I have watched many and many movies and not every movie can actually leave a big influence on me. This one did it. "Palm trees in the snow" (or as I prefer in Spanish "Palmeras en la nieve") is very deep, sad, interesting too. You have to concentrate a lot to understand everything you need to. The biggest shock for my brain was when the movie ended and 10 minutes later I just started crying and couldn't stop. It has many historical things happening besides the actual movie plot. It made me think about lives of those people in Africa, second half of the 20th century. I am quite sure it will make you too. Brought to life by phenomenal actors, it will leave a mark in your head, I know it. Highly recommending it to you.
The Cinematographic transposition of Luz Gabás' (first) fine novel.It's a wonderful story, very well adapted for the screen by Sergio G. Sánchez (screenplay) and Fernando González Molina (Director).It's a great emotional tableau, dealing with Universal themes.So no matter what age, race or gender you are: you will surrender to the romantic charm of Equatorial Africa at the end of the Colonial Era.

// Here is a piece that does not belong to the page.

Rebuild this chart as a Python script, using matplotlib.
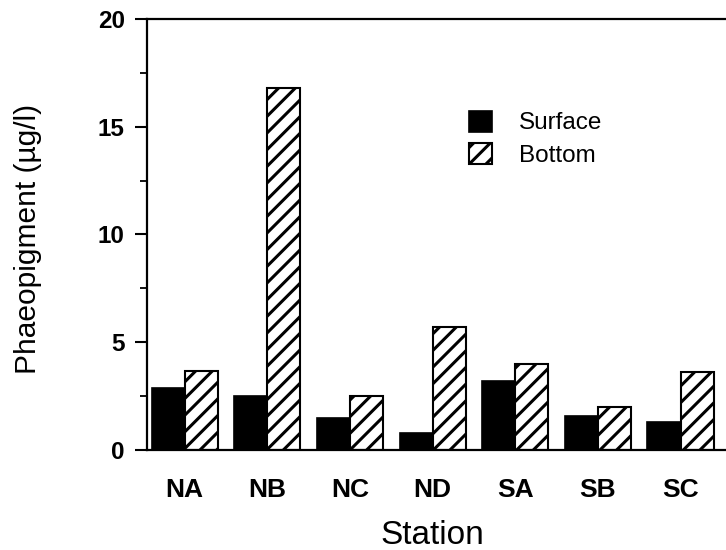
import matplotlib
matplotlib.use("Agg")
import matplotlib.pyplot as plt
import numpy as np

# station data
stations = ["NA", "NB", "NC", "ND", "SA", "SB", "SC"]
surface = [2.9, 2.5, 1.5, 0.8, 3.2, 1.6, 1.3]
bottom = [3.65, 16.8, 2.5, 5.7, 4.0, 2.0, 3.6]
y_ticks = [0, 5, 10, 15, 20]

plt.rcParams["font.family"] = ["Liberation Sans", "DejaVu Sans"]
plt.rcParams["hatch.linewidth"] = 2.2
plt.rcParams["hatch.color"] = "black"


def draw_chart():
    fig = plt.figure(figsize=(7.26, 5.5), dpi=100)
    # axes placed by pixel: left 147, top 19, bottom 450, runs off the right edge
    ax = fig.add_axes([147 / 726, 100 / 550, 1 - 147 / 726, 431 / 550])

    x = np.arange(len(stations))
    w = 0.4
    ax.bar(x - w / 2, surface, w, color="black", edgecolor="black",
           linewidth=1.2, label="Surface")
    ax.bar(x + w / 2, bottom, w, color="white", edgecolor="black",
           linewidth=1.5, hatch="//", label="Bottom")

    ax.set_xlim(-0.456, 6.55)
    ax.set_ylim(0, 20)

    # axes styling like the old print figure
    for side in ["left", "bottom", "top"]:
        ax.spines[side].set_linewidth(1.6)
    ax.spines["right"].set_visible(False)

    ax.set_yticks(y_ticks)
    ax.set_yticks(np.arange(0, 20.1, 2.5), minor=True)
    ax.tick_params(axis="y", which="major", direction="out", length=9,
                   width=1.5, labelsize=17.5, pad=7)
    ax.tick_params(axis="y", which="minor", direction="out", length=5,
                   width=1.3)
    for lbl in ax.get_yticklabels():
        lbl.set_fontweight("bold")

    ax.set_xticks(x)
    ax.set_xticklabels(stations, fontsize=19, fontweight="bold")
    ax.tick_params(axis="x", length=0, pad=20)

    ax.set_xlabel("Station", fontsize=24)
    ax.xaxis.set_label_coords(0.492, -0.163)
    ax.set_ylabel("Phaeopigment (\u00b5g/l)", fontsize=21.5)
    ax.yaxis.set_label_coords(-0.182, 0.49)

    ax.legend(loc="upper left", bbox_to_anchor=(0.54, 0.81), frameon=False,
              borderaxespad=0, fontsize=17.5, handlelength=0.95,
              handleheight=0.95, handletextpad=1.1, labelspacing=0.35)

    fig.savefig("out.png", dpi=100)


def main():
    draw_chart()


if __name__ == "__main__":
    main()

Cringeworthy from beginning to end. Overly sexualized black bodies. The movie is all about the seductive, primal power the black women's bodies had over the white men. The black roles barely had any depth or character development. The black women are depicted as facile and oversexed. The black men are overly docile, stupidly superstitious, crazy-eyed angry and savagely violent. Colonialism (which is essentially theft) is presented as a family business, not the systematic destruction of a country and its people. No one apologizes for it or reflects on it. The white characters are presented as fellow victims of circumstances, not willing participants in evil. The narrative: Killian abandoned the civilized world to save her; the lighter-skinned (clearly mixed-race), and relatively chaste savage. Their love could only exist in a lawless, uncivilized underworld created by the bloodthirsty slave rebels. A tragic, cautionary tale. This is the same reinforced culturally separatist narrative routinely found in Spanish (and Portuguese) movies. It's sad that these ill-considered movies are still being released in 2015. Thanks to the ongoing civil rights movement here in the U.S., modern filmmakers can't get away with this reckless narrative anymore. Cinematography was beautiful, though.